>>  Maybe Apple really did find that only 1 or 2
>> percent of *new* buyers use Classic.
>
>       Then why do they still sell software that requires Classic at the 
>Apple Store? I bought A "Dora the explorer" game when I bought my 
>powerbook in November, and it needed Classic.

Why can you still buy a part for a '57 chevy at a chevy dealer? Clearly 
none of the "new" car buyers need the part... but existing customers do.

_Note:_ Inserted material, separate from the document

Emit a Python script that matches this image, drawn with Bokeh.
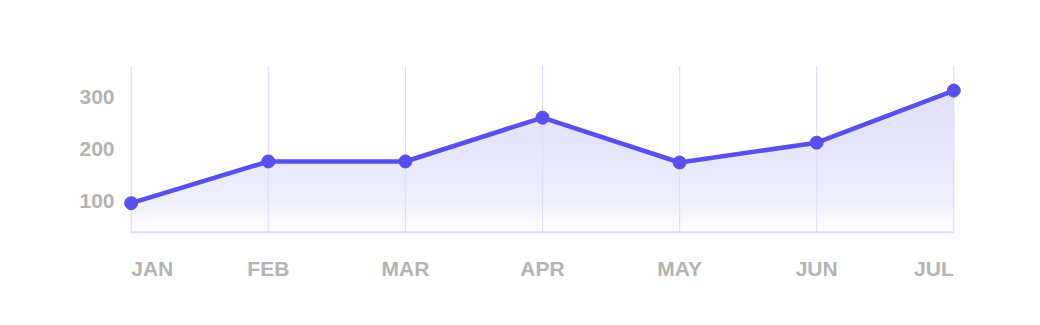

Kind of the same thing for Classic software. Possibly very very few of 
the "new" mac buyers use it, but pleanty of existing customers do. 
Remember, this isn't Apple asking if they should kill Classic today... 
this is Apple asking if anyone cares if Classic fails to function on a 
new line of computers. Classic will still exist thru 2007 as being 
buyable on new computers, just not on the new Intel based. And I suspect 
Apple is not going to remove Classic from OS X for any versions that can 
run on a PPC based Mac (at least I seriously doubt they will remove it 
for 10.5, and probably not for 10.6... anything beyond 10.6 is really too 
far out to speculate as going off Apple's 18 month plan, 10.6 will be 
released mid 2009... and nothing we are discussing now may have any 
bearing on the computer world in 2009).

Classic's death will most likely not be an issue until at least 10.7, and 
that should be released in 2011. By then the last of the PPC Macs will be 
4 years old, and starting to be retired in numbers. If you are 100% 
positive you will still be using Classic software in 2011, then you 
probably have specific reasons that have nothing to do with using the 
latest greatest hardware, and you will be content using older used 
hardware for it. Besides, by 2011, I'm sure someone else will have come 
up with a solution to run Classic software on a new Mac (after all, you 
can run any System 6 software via an emulator on a Windows PC right now, 
and far faster then machines that could run System 6 were ever able to 
do... once the machines keep getting faster and faster, it is just a 
matter of time before someone emulates the early PPC chips (if you *need* 
a G3 or G4, chances are you need speed, in which case sometime in the 
next 5 years I suspect you will upgrade whatever software it is you have 
to use on the newer faster machines).


Believe me, I'm not looking forward to Classic being removed from the 
Intel machines. I use Classic software by choice, and I will be very 
upset to move off it. But I am a realist, and I understand that as each 
month passes, the number of users that need Classic shrinks. By this time 
next year, when the first Intel machines hit the market, Classic needs 
will have shrunk even further and be even less important for Apple to 
invest the money in making it work. By the end of 2007 when you won't be 
able to buy a new machine that runs Classic, the user base that needs it 
will likely have shrunk to the point that it contains only those that 
won't object to using old hardware to continue to do the job.